Instruction - Take the listing from its first line through the line that contains "from bokeh.resources import INLINE" and please retype those lines exactly, leaving out the pictures.

Material for this task -

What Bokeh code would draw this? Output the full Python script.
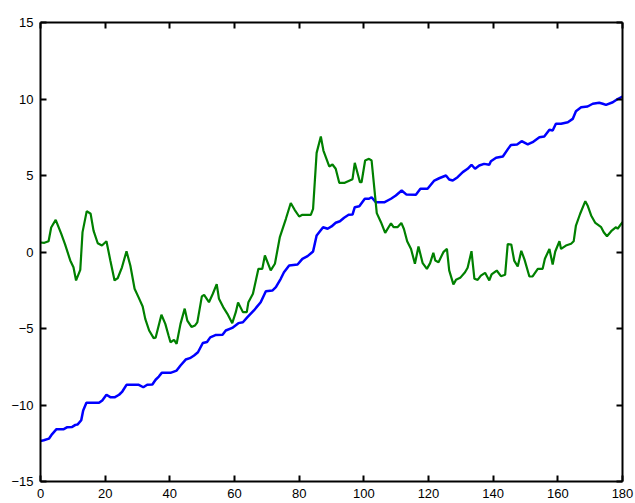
from bokeh.plotting import figure
from bokeh.models import Range1d, LinearAxis, FixedTicker
from bokeh.embed import file_html
from bokeh.resources import INLINE

# Green series (vertices)
green_x = [0, 1.2, 2.5, 3.3, 4.7, 6.4, 7.6, 9.2, 10.2, 11.0, 12.3, 13.0, 14.3, 15.5, 16.4, 17.7, 19.0,
           20.4, 21.6, 22.9, 23.9, 25.2, 26.6, 27.8, 29.1, 30.3, 31.6, 32.4, 33.6, 35.0, 35.6, 37.4,
           38.6, 39.6, 40.2, 41.3, 42.1, 43.3, 44.6, 45.4, 46.7, 47.8, 48.5, 49.9, 50.6, 52.1, 53.3,
           54.5, 55.2, 56.5, 57.8, 59.3, 60.4, 61.1, 62.6, 63.8, 64.3, 65.7, 67.4, 68.6, 69.4, 71.2,
           72.5, 74.0, 75.9, 77.4, 78.6, 80.0, 81.0, 83.6, 84.3, 85.4, 86.7, 87.5, 89.3, 90.3, 91.3,
           92.4, 94.1, 96.5, 97.2, 98.8, 99.3, 100.4, 101.6, 102.4, 104.0, 105.3, 106.6, 108.4, 109.2,
           110.4, 111.6, 112.4, 113.4, 114.6, 115.8, 116.9, 118.2, 119.5, 120.5, 121.5, 122.1, 123.1,
           124.6, 125.7, 126.4, 127.7, 128.5, 129.8, 131.3, 132.1, 133.3, 134.2, 135.2, 136.2, 137.5,
           138.8, 139.5, 141.1, 142.4, 143.7, 144.5, 145.6, 146.5, 147.6, 148.7, 149.7, 151.2, 152.2,
           153.8, 155.3, 156.0, 157.4, 158.4, 159.2, 160.5, 161.0, 162.5, 164.1, 164.9, 165.6, 166.9,
           168.5, 169.2, 170.3, 171.6, 173.4, 174.2, 175.2, 176.5, 178.0, 178.5, 180.0]
green_y = [0.62, 0.6, 0.7, 1.6, 2.1, 1.2, 0.5, -0.55, -1.0, -1.86, -1.17, 1.3, 2.67, 2.5, 1.4, 0.57, 0.42,
           0.7, -0.55, -1.86, -1.7, -1.0, 0.05, -0.9, -2.4, -2.95, -3.56, -4.37, -5.13, -5.63, -5.6, -4.1,
           -4.7, -5.46, -5.9, -5.74, -6.0, -4.7, -3.7, -4.48, -4.9, -4.8, -4.6, -2.9, -2.8, -3.28, -2.73,
           -2.1, -3.06, -3.6, -4.04, -4.65, -3.93, -3.3, -3.93, -3.93, -3.28, -2.73, -1.1, -1.1, -0.23, -1.2,
           -0.77, 0.95, 2.17, 3.2, 2.76, 2.32, 2.43, 2.43, 2.82, 6.48, 7.55, 6.63, 5.59, 5.72, 5.44,
           4.52, 4.52, 4.76, 5.83, 4.56, 4.56, 5.98, 6.09, 5.98, 2.54, 1.95, 1.25, 1.88, 1.62,
           1.62, 1.9, 1.5, 0.7, 0.2, -0.77, 0.36, -0.73, -1.1, -0.73, -0.05, -0.56, -0.67,
           -0.01, 0.2, -1.2, -2.12, -1.82, -1.69, -1.32, -1.03, 0.05, -1.75, -1.82, -1.54, -1.36,
           -1.86, -1.47, -1.21, -1.58, -1.49, 0.52, 0.49, -0.56, -0.95, 0.08, -0.5, -1.6, -1.6,
           -1.1, -1.1, -0.44, 0.2, -0.82, 0.03, 0.7, 0.2, 0.42, 0.54, 0.7, 1.73, 2.5,
           3.32, 3.04, 2.39, 1.9, 1.62, 1.29, 1.03, 1.36, 1.62, 1.52, 1.95]

# Blue series (vertices)
blue_x = [0, 1.0, 2.6, 3.6, 4.95, 7.2, 8.3, 9.8, 10.8, 11.5, 12.6, 13.2, 14.2, 18.1, 19.1, 20.4, 21.7,
          22.9, 24.3, 25.3, 26.6, 30.4, 31.8, 33.0, 34.6, 35.6, 36.6, 37.5, 40.2, 42.1, 43.3, 44.9,
          46.2, 47.5, 48.7, 50.2, 51.5, 52.5, 54.1, 56.3, 57.3, 59.3, 61.2, 62.6, 64.0, 66.0, 68.1,
          69.7, 71.7, 72.8, 74.3, 75.3, 76.9, 79.5, 81.0, 82.6, 84.3, 85.4, 87.4, 88.8, 90.0, 91.3,
          92.6, 93.9, 95.3, 96.5, 97.2, 98.6, 100.3, 101.6, 102.4, 103.7, 106.3, 108.4, 109.9, 111.7,
          113.2, 116.1, 117.5, 119.7, 121.8, 123.3, 125.4, 126.4, 127.5, 129.0, 130.6, 132.1, 133.3,
          134.4, 135.7, 137.2, 138.8, 139.3, 140.9, 143.0, 144.6, 145.5, 147.4, 148.8, 150.7, 152.2,
          154.3, 155.8, 157.4, 158.4, 159.4, 161.0, 163.1, 164.6, 165.6, 167.2, 169.2, 170.8, 172.8,
          173.9, 174.9, 177.0, 178.5, 180.0]
blue_y = [-12.35, -12.3, -12.2, -11.9, -11.58, -11.58, -11.45, -11.43, -11.3, -11.27, -11.0, -10.36, -9.86,
          -9.86, -9.7, -9.33, -9.5, -9.5, -9.33, -9.12, -8.68, -8.68, -8.84, -8.68, -8.66, -8.35, -8.14,
          -7.9, -7.9, -7.75, -7.42, -7.03, -6.94, -6.76, -6.55, -5.95, -5.88, -5.58, -5.43, -5.41, -5.13,
          -4.96, -4.65, -4.59, -4.26, -3.82, -3.28, -2.56, -2.52, -2.3, -1.75, -1.32, -0.88, -0.82, -0.45,
          -0.27, 0.03, 1.08, 1.62, 1.52, 1.67, 1.91, 2.01, 2.24, 2.43, 2.45, 2.93, 2.99, 3.48, 3.48,
          3.58, 3.25, 3.25, 3.48, 3.69, 4.02, 3.75, 3.74, 4.13, 4.13, 4.67, 4.82, 5.0, 4.74, 4.67,
          4.89, 5.22, 5.44, 5.7, 5.44, 5.65, 5.76, 5.7, 5.93, 6.16, 6.24, 6.74, 7.0, 7.03, 7.24,
          7.03, 7.18, 7.5, 7.55, 7.99, 7.94, 8.38, 8.38, 8.48, 8.7, 9.2, 9.46, 9.51, 9.69, 9.75,
          9.69, 9.62, 9.79, 10.0, 10.16]

x_ticks = [0, 20, 40, 60, 80, 100, 120, 140, 160, 180]
y_ticks = [-15, -10, -5, 0, 5, 10, 15]

p = figure(width=635, height=503, output_backend="svg", toolbar_location=None,
           x_range=Range1d(0, 180), y_range=Range1d(-15, 15),
           min_border_left=40, min_border_right=13, min_border_top=22, min_border_bottom=22)
p.xgrid.visible = False
p.ygrid.visible = False
p.outline_line_color = None
p.background_fill_color = "white"
p.border_fill_color = "white"

def style(ax, labels=True):
    ax.axis_line_color = "black"
    ax.axis_line_width = 2
    ax.major_tick_line_color = "black"
    ax.major_tick_line_width = 2
    ax.major_tick_in = 6
    ax.major_tick_out = 0
    ax.minor_tick_line_color = None
    ax.major_label_text_font = "Liberation Sans"
    ax.major_label_text_font_size = "13px" if labels else "0px"
    ax.major_label_text_color = "black" if labels else None
    ax.major_label_standoff = 7

p.xaxis.ticker = FixedTicker(ticks=x_ticks)
p.yaxis.ticker = FixedTicker(ticks=y_ticks)
for ax in p.xaxis + p.yaxis:
    style(ax)

top = LinearAxis(ticker=FixedTicker(ticks=x_ticks))
style(top, labels=False)
p.add_layout(top, "above")
right = LinearAxis(ticker=FixedTicker(ticks=y_ticks))
style(right, labels=False)
p.add_layout(right, "right")

p.line(blue_x, blue_y, line_color="#0000FF", line_width=2.5)
p.line(green_x, green_y, line_color="#008000", line_width=2.2)

open("out.html", "w").write(file_html(p, INLINE))
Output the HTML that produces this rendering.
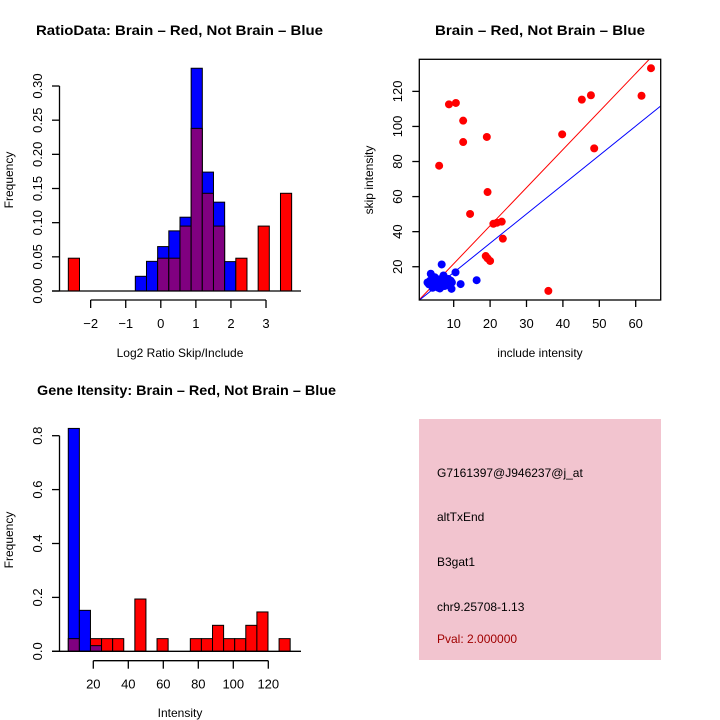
<!DOCTYPE html>
<html><head><meta charset="utf-8"><style>
html,body{margin:0;padding:0;background:#fff;}
svg{display:block;font-family:"Liberation Sans",sans-serif;}
</style></head><body>
<svg id="c" width="720" height="720" viewBox="0 0 720 720">
<rect x="0" y="0" width="720" height="720" fill="#fff"/>
<g id="p1"></g>
<g id="p2"></g>
<g id="p3"></g>
<g id="p4">
<rect x="419" y="419" width="242" height="241" fill="#f2c4cf"/>
<text x="437" y="477" font-size="12">G7161397@J946237@j_at</text>
<text x="437" y="521" font-size="12">altTxEnd</text>
<text x="437" y="566" font-size="12">B3gat1</text>
<text x="437" y="611" font-size="12">chr9.25708-1.13</text>
<text x="437" y="643" font-size="12" fill="#a00000">Pval: 2.000000</text>
</g>
</svg>
<script>
// ---------- data ----------
const ratioBinStart = -2.637;
const ratioBinWidth = 0.3184;
const ratioRed  = [0.048,0,0,0,0,0,0,0,0.048,0.048,0.095,0.238,0.143,0.095,0,0.048,0,0.095,0,0.143];
const ratioBlue = [0,0,0,0,0,0,0.0215,0.0434,0.065,0.088,0.108,0.326,0.174,0.13,0.043,0,0,0,0,0];
const ratioXTicks = [-2,-1,0,1,2,3];
const ratioYTicks = [0,0.05,0.10,0.15,0.20,0.25,0.30];
const ratioYLabels = ["0.00","0.05","0.10","0.15","0.20","0.25","0.30"];
const redX = [64.2,61.6,47.7,45.2,39.8,48.6,8.7,10.6,12.6,12.6,19.1,6.0,19.3,14.5,20.9,21.9,23.2,23.5,18.8,19.3,20.0,36.0];
const redY = [133.2,117.5,117.8,115.3,95.5,87.5,112.6,113.4,103.3,91.1,94,77.6,62.6,50.1,44.5,45.1,45.7,36,26.1,24.8,23.3,6.2];
const blueX = [3.7,6.7,10.5,11.9,16.3,9.4,6.2,3.0,7.2,5.1,4.0,4.5,5.5,6.0,7.0,7.8,8.5,9.0,9.5,4.2,5.0,6.5,7.5,8.0,3.5,4.8,5.8,6.8,7.3,8.8,9.2,3.2,4.4,5.3,6.3,7.7,8.3,2.8,5.6,6.9];
const blueY = [16.0,21.3,16.8,10.1,12.3,7.4,7.6,11,15,13.3,10,12,9,11,12,10,13,9,11,8,10,13,9,11,12,14,8,10,14,10,12,10,9,11,8,12,10,11,12,9];
const redSlope = 2.17;
const blueSlope = 1.67;
const scatXTicks = [10,20,30,40,50,60];
const scatYTicks = [20,40,60,80,100,120];
const intBinStart = 5.7;
const intBinWidth = 6.34;
const intRed  = [0.047,0,0.047,0.047,0.047,0,0.194,0,0.047,0,0,0.047,0.047,0.0964,0.047,0.047,0.0964,0.146,0,0.047];
const intBlue = [0.827,0.152,0.021,0,0,0,0,0,0,0,0,0,0,0,0,0,0,0,0,0];
const intXTicks = [20,40,60,80,100,120];
const intYTicks = [0,0.2,0.4,0.6,0.8];
const intYLabels = ["0.0","0.2","0.4","0.6","0.8"];

const NS="http://www.w3.org/2000/svg";
function mk(parent,tag,attrs,txt){const e=document.createElementNS(NS,tag);for(const k in attrs)e.setAttribute(k,attrs[k]);if(txt!==undefined)e.textContent=txt;parent.appendChild(e);return e;}

function histogram(g,opt){
  const sx=v=>opt.x0+v*opt.kx, sy=v=>opt.y0-v*opt.ky;
  const n=opt.red.length;
  for(let i=0;i<n;i++){
    const a=opt.start+i*opt.width, b=a+opt.width;
    const r=opt.red[i], bl=opt.blue[i];
    const x=sx(a), w=sx(b)-sx(a);
    const hi=Math.max(r,bl), lo=Math.min(r,bl);
    if(hi<=0) continue;
    const col = bl>=r ? "#0000ff" : "#ff0000";
    const e=mk(g,"rect",{x:x,y:sy(hi),width:w,height:sy(0)-sy(hi),fill:col,stroke:"#000","stroke-width":1});
    
    
    if(lo>0){
      const p=mk(g,"rect",{x:x,y:sy(lo),width:w,height:sy(0)-sy(lo),fill:"#800080",stroke:"#000","stroke-width":1});
      
      
    }
  }
  const bl=mk(g,"line",{x1:52,y1:opt.y0,x2:301,y2:opt.y0,stroke:"#000","stroke-width":1.3});
  
  
  const yt=opt.yTicks;
  const ya=mk(g,"line",{x1:59.5,y1:sy(yt[0]),x2:59.5,y2:sy(yt[yt.length-1]),stroke:"#000","stroke-width":1.3});
  
  
  yt.forEach((v,i)=>{
    mk(g,"line",{x1:52,y1:sy(v),x2:59.5,y2:sy(v),stroke:"#000","stroke-width":1.3});
    const t=mk(g,"text",{x:42,y:sy(v),"font-size":13,"text-anchor":"middle",transform:`rotate(-90 42 ${sy(v)})`},opt.yLabels[i]);
    
    
  });
  const xt=opt.xTicks;
  const xa=mk(g,"line",{x1:sx(xt[0]),y1:opt.xAxisY,x2:sx(xt[xt.length-1]),y2:opt.xAxisY,stroke:"#000","stroke-width":1.3});
  
  
  xt.forEach(v=>{
    mk(g,"line",{x1:sx(v),y1:opt.xAxisY,x2:sx(v),y2:opt.xAxisY+8,stroke:"#000","stroke-width":1.3});
    const t=mk(g,"text",{x:sx(v),y:opt.xAxisY+28,"font-size":13,"text-anchor":"middle"},v<0?"\u2212"+(-v):String(v));
    
    
  });
}

const g1=document.getElementById('p1');
histogram(g1,{x0:160.8,kx:35.07,y0:291,ky:683.3,start:ratioBinStart,width:ratioBinWidth,red:ratioRed,blue:ratioBlue,xTicks:ratioXTicks,yTicks:ratioYTicks,yLabels:ratioYLabels,xAxisY:300});
mk(g1,"text",{x:36,y:35,"font-size":14,"font-weight":"bold",textLength:287,lengthAdjust:"spacingAndGlyphs",},"RatioData: Brain \u2013 Red, Not Brain \u2013 Blue");
mk(g1,"text",{x:180,y:357,"font-size":12,"text-anchor":"middle",},"Log2 Ratio Skip/Include");
mk(g1,"text",{x:13,y:180,"font-size":12,"text-anchor":"middle",transform:"rotate(-90 13 180)",},"Frequency");

const g3=document.getElementById('p3');
histogram(g3,{x0:58.3,kx:1.75,y0:651.3,ky:269.5,start:intBinStart,width:intBinWidth,red:intRed,blue:intBlue,xTicks:intXTicks,yTicks:intYTicks,yLabels:intYLabels,xAxisY:660.7});
mk(g3,"text",{x:37,y:395,"font-size":14,"font-weight":"bold",textLength:299,lengthAdjust:"spacingAndGlyphs",},"Gene Itensity: Brain \u2013 Red, Not Brain \u2013 Blue");
mk(g3,"text",{x:180,y:717,"font-size":12,"text-anchor":"middle",},"Intensity");
mk(g3,"text",{x:13,y:540,"font-size":12,"text-anchor":"middle",transform:"rotate(-90 13 540)",},"Frequency");

const g2=document.getElementById('p2');
const X0=417.3,KX=3.64,Y0=301.8,KY=1.7535;
const px=v=>X0+v*KX, py=v=>Y0-v*KY;
const L=419.3,R=660.7,T=59.3,B=300;
mk(g2,"defs",{}).innerHTML='<clipPath id="sc"><rect x="419.3" y="59.3" width="241.4" height="240.7"/></clipPath>';
const lines=mk(g2,"g",{"clip-path":"url(#sc)"});
const xmin=(L-X0)/KX, xmax=(R-X0)/KX;
const rl=mk(lines,"line",{x1:px(xmin),y1:py(xmin*redSlope),x2:px(xmax),y2:py(xmax*redSlope),stroke:"#ff0000","stroke-width":1});


const bll=mk(lines,"line",{x1:px(xmin),y1:py(xmin*blueSlope),x2:px(xmax),y2:py(xmax*blueSlope),stroke:"#0000ff","stroke-width":1});


blueX.forEach((x,i)=>{
  const c=mk(lines,"circle",{cx:px(x),cy:py(blueY[i]),r:4,fill:"#0000ff"});
  
  
});
redX.forEach((x,i)=>{
  const c=mk(g2,"circle",{cx:px(x),cy:py(redY[i]),r:4,fill:"#ff0000"});
  
  
});
mk(g2,"rect",{x:L,y:T,width:R-L,height:B-T,fill:"none",stroke:"#000","stroke-width":1.3,});
scatXTicks.forEach(v=>{
  mk(g2,"line",{x1:px(v),y1:B,x2:px(v),y2:B+7,stroke:"#000","stroke-width":1.3});
  const t=mk(g2,"text",{x:px(v),y:B+28,"font-size":13,"text-anchor":"middle"},String(v));
  
  
});
scatYTicks.forEach(v=>{
  mk(g2,"line",{x1:L-7,y1:py(v),x2:L,y2:py(v),stroke:"#000","stroke-width":1.3});
  const t=mk(g2,"text",{x:402,y:py(v),"font-size":13,"text-anchor":"middle",transform:`rotate(-90 402 ${py(v)})`},String(v));
  
  
});
mk(g2,"text",{x:435,y:35,"font-size":14,"font-weight":"bold",textLength:210,lengthAdjust:"spacingAndGlyphs",},"Brain \u2013 Red, Not Brain \u2013 Blue");
mk(g2,"text",{x:540,y:357,"font-size":12,"text-anchor":"middle",},"include intensity");
mk(g2,"text",{x:373,y:180,"font-size":12,"text-anchor":"middle",transform:"rotate(-90 373 180)",},"skip intensity");
</script>
</body></html>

Complete output -
What Bokeh code would draw this? Output the full Python script.
from bokeh.plotting import figure
from bokeh.models import Range1d, LinearAxis, FixedTicker
from bokeh.embed import file_html
from bokeh.resources import INLINE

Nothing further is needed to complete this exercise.